The numbers themselves are dizzying. Under choice, student ridership has jumped from 32,000 to 45,000. The number of routes needed to serve those students and the budget have increased by half. The district will spend $38-million this year on buses, and here's the financial kicker: Because Pinellas transports students in so many different directions, on buses that are barely half full, the state reimburses only $17-million of that amount. The rest comes directly out of the classroom. On top of that, the $23-million pot of money the district set aside to ease the transition will be gone at the end of the school year.
Something has to give.
Superintendent Clayton Wilcox says he hopes the new community task force on choice will take a look at the problem, and it should. The random, crisscrossing nature of the bus routes is derived in large part from the random, open-ended design of school choice. In Florida's most densely populated county, a student can choose any of more than a dozen public high schools. An elementary student in south Pinellas has 24 choices. Because the plan all but severs the connection between a home and the nearest school and because preferred schools fill up so quickly, Pinellas often plays a form of foreign exchange. It swaps a student in one school with another who lives farther away.

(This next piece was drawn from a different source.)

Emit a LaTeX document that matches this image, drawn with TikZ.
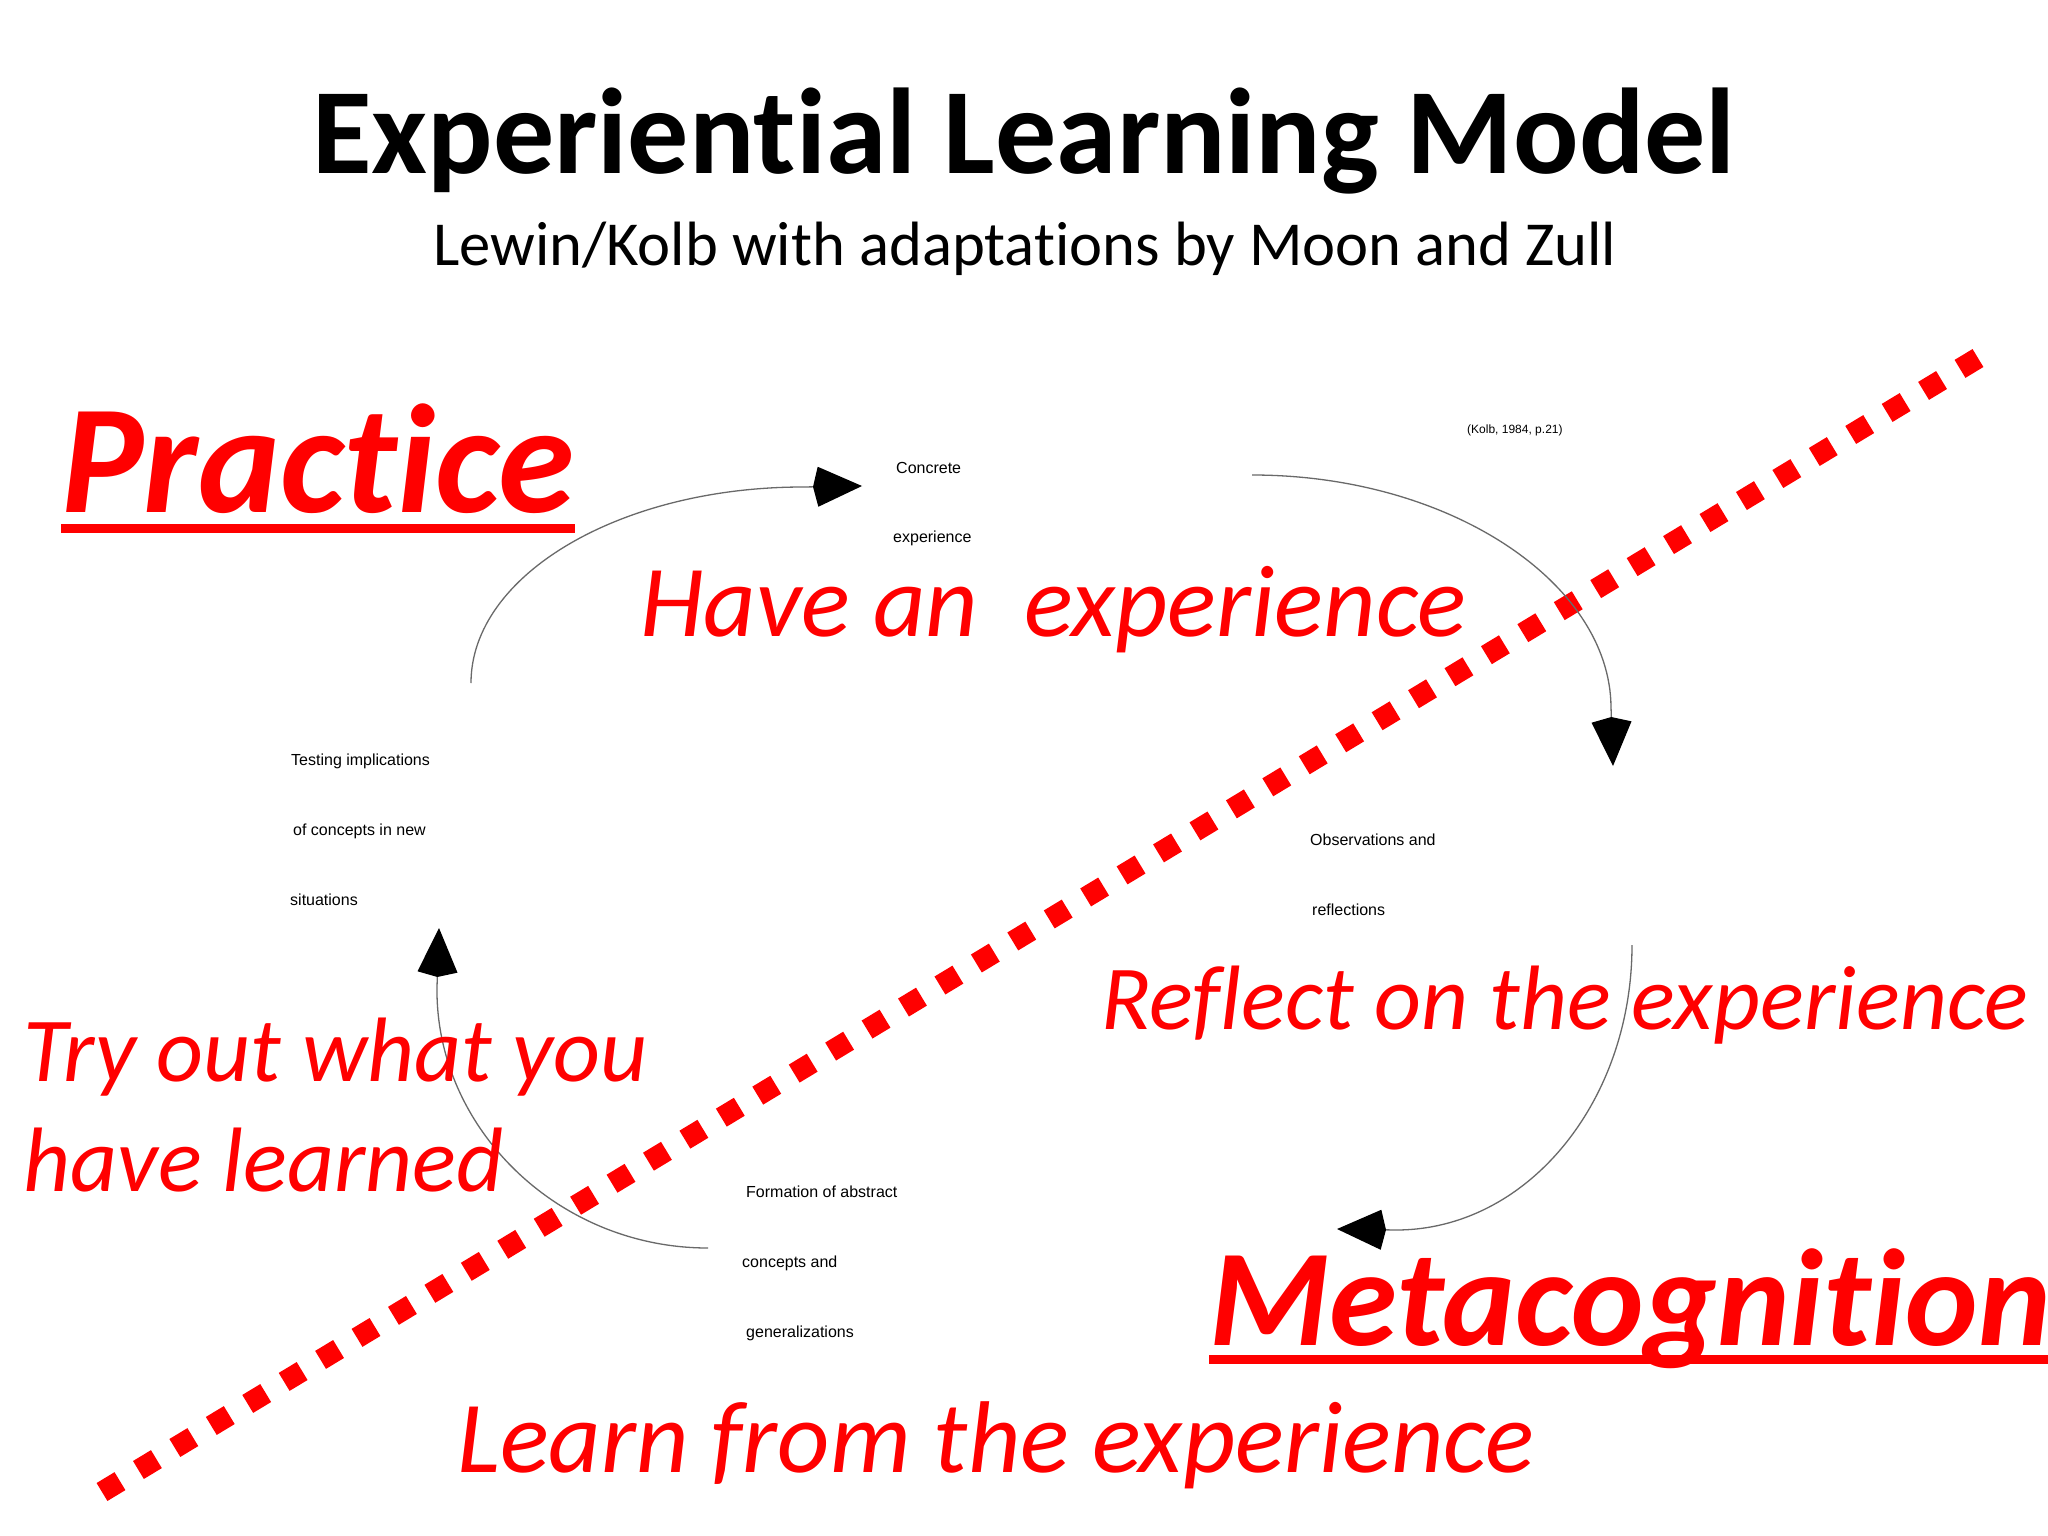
\documentclass[tikz,border=0pt]{standalone}
\usepackage{fontspec}
\setmainfont[Ligatures={NoCommon}]{Carlito}
\newfontfamily\arialfont{Liberation Sans}
\usetikzlibrary{arrows.meta}
\definecolor{pptred}{RGB}{255,0,0}
\definecolor{arcgray}{RGB}{105,105,105}
\begin{document}
\begin{tikzpicture}[x=1pt,y=-1pt,
  redit/.style={text=pptred, inner sep=0pt, anchor=base west, font=\fontsize{91.5}{100}\selectfont\itshape},
  redlarge/.style={text=pptred, inner sep=0pt, anchor=base west, font=\fontsize{102}{110}\selectfont\itshape},
  redbig/.style={text=pptred, inner sep=0pt, anchor=base west, font=\fontsize{155}{160}\selectfont\bfseries\itshape},
  uline/.style={draw=pptred, line width=9pt},
  lbl/.style={inner sep=0pt, anchor=base west, font=\arialfont\fontsize{16}{18}\selectfont},
  cyc/.style={draw=arcgray, line width=1.3pt, -{Kite[length=49pt,width=40pt,inset=5pt,color=black]}},
  dots/.style={draw=pptred, line width=21pt, dash pattern=on 21pt off 21.57pt}
]
\useasboundingbox (0,0) rectangle (2048,1536);
\fill[white] (0,0) rectangle (2048,1536);

% titles
\node[anchor=base, inner sep=0pt, font=\bfseries\fontsize{122}{130}\selectfont] (title) at (1024,173) {Experiential Learning Model};
\node[anchor=base, inner sep=0pt, font=\fontsize{62.6}{70}\selectfont] (subtitle) at (1025,265) {Lewin/Kolb with adaptations by Moon and Zull};

% dotted divider
\coordinate (d1) at (102,1492);
\coordinate (d2) at (1978,358);
\draw[dots] (d1) -- (d2);

% cycle labels
\node[lbl, font=\arialfont\fontsize{12}{14}\selectfont] (kolb) at (1467,433) {(Kolb, 1984, p.21)};
\node[lbl] (ce1) at (896,473) {Concrete};
\node[lbl] (ce2) at (893,542) {experience};
\node[lbl] (ob1) at (1310,845) {Observations and};
\node[lbl] (ob2) at (1312,915) {reflections};
\node[lbl] (fo1) at (746,1197) {Formation of abstract};
\node[lbl] (fo2) at (742,1267) {concepts and};
\node[lbl] (fo3) at (746,1337) {generalizations};
\node[lbl] (te1) at (291,765) {Testing implications};
\node[lbl] (te2) at (293,835) {of concepts in new};
\node[lbl] (te3) at (290,905) {situations};

% cycle arrows
\coordinate (a1s) at (471,683);
\coordinate (a1e) at (862,486);
\coordinate (a2s) at (1252,475);
\coordinate (a2e) at (1613,766);
\coordinate (a3s) at (1632,945);
\coordinate (a3e) at (1337,1229);
\coordinate (a4s) at (708,1248);
\coordinate (a4e) at (439,928);
\draw[cyc] (a1s) .. controls (471,575) and (620,487) .. (803,487) -- (a1e);
\draw[cyc] (a2s) .. controls (1450,475) and (1610,583) .. (1611,707) -- (a2e);
\draw[cyc] (a3s) .. controls (1632,1102) and (1527,1230) .. (1396,1230) -- (a3e);
\draw[cyc] (a4s) .. controls (557,1248) and (435,1127) .. (437,987) -- (a4e);

% red texts
\node[redbig] (practice) at (61,512) {Practice};
\draw[uline] ([yshift=-16pt]practice.base west) -- ([yshift=-16pt]practice.base east);
\node[redbig, font=\fontsize{138}{150}\selectfont\bfseries\itshape] (meta) at (1209,1345) {Metacognition};
\draw[uline] ([yshift=-14pt]meta.base west) -- ([yshift=-14pt]meta.base east);
\node[redlarge] (have) at (640,636) {Have an\ \ experience};
\node[redit] (reflect) at (1101,1029) {Reflect on the experience};
\node[redit] (try1) at (23,1081) {Try out what you};
\node[redit] (try2) at (23,1191) {have learned};
\node[redlarge] (learn) at (457,1472) {Learn from the experience};
\end{tikzpicture}
\end{document}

These convoluted transportation patterns, and the costs associated with them, might be acceptable if they were achieving a worthy educational goal. But the next school year is the last one for court-ordered racial ratios, and even the outgoing St. Petersburg NAACP president and the NAACP Legal Defense Fund attorney predict some schools eventually will become all-white or all-black. Why, then, would the district bus 13,000 more children to achieve less integration? By reducing unnecessary busing, especially in north Pinellas, couldn't the district spend some of that money on building true academic magnets at schools that hope to attract racially mixed enrollments?
Schools are supposed to be places of learning, but that objective is undermined by a transportation system that forces some students to begin their days at 7:05 a.m. and steals money from the classroom to run buses. More command center operators and route supervisors may be needed to relieve the current gridlock, but this problem is only going to worsen as fewer students qualify for exemption from choice assignment. Something has to change.